Leonard Stanford Merrifield (1880–1943) was born in Gloucestershire. He attended Cheltenham School of Art, the City & Guilds of London Art School and the Royal Academy Schools, where he won the Landseer scholarship and the Armitage prize. He was an assistant in Goscombe John’s studio, but by 1891 was working independently as a stone carver in Fulham. Merrifield showed regularly at the RA summer exhibitions from 1906. In 1913, he was one of ten sculptors selected by the Royal Society of British Sculptors to provide statues for Cardiff City Hall. He was elected a Fellow of the society in 1926. 

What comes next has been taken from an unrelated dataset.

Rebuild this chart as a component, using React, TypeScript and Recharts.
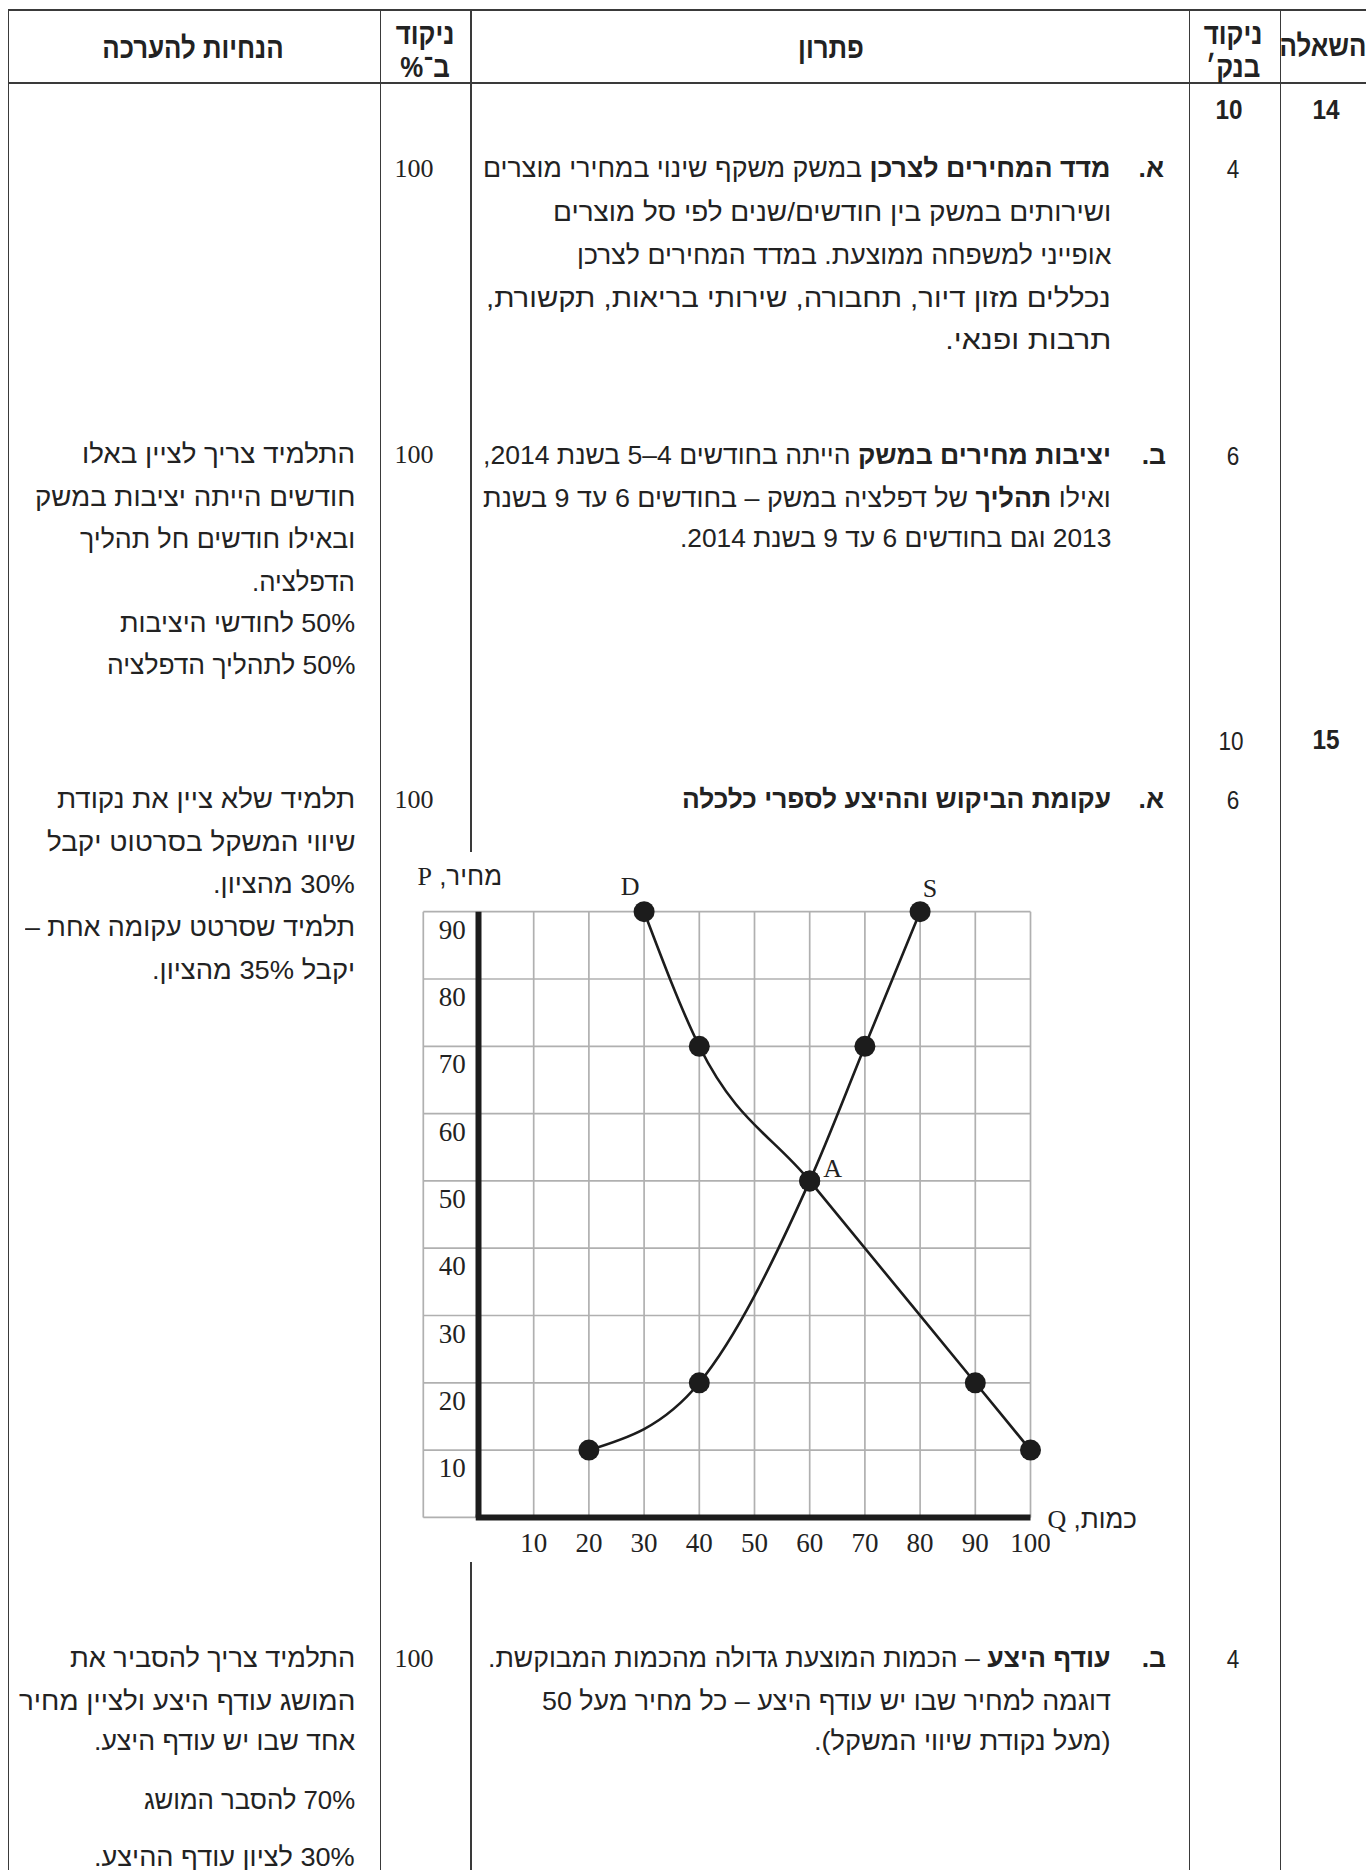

In 1928 Merrifield was commissioned by the Court of the Honourable Artillery Company (HAC) to produce a sculpture of a mounted artilleryman to commemorate the war service of B Battery (2nd City of London Horse Artillery), Honourable Artillery Company, in the Middle East, notably in the Sinai and Palestine Campaign, from 1915 to 1918. Merrifield also executed war memorials in Cornwall for Newlyn (1920) and the Duke of Cornwall’s Light Infantry in Bodmin (1922); in Ireland, at Comber and Holywood and at Lurgan, County Armagh (1928). Merrifield lived and worked in Chelsea during the latter part of his life. During the Second World War he was a civil defence warden, and was present at his local ARP post on the day he died. His memorial service at St Luke’s Church, Chelsea, was well attended. At the time of his death, he was working on a statue of H.H. Asquith for the House of Commons.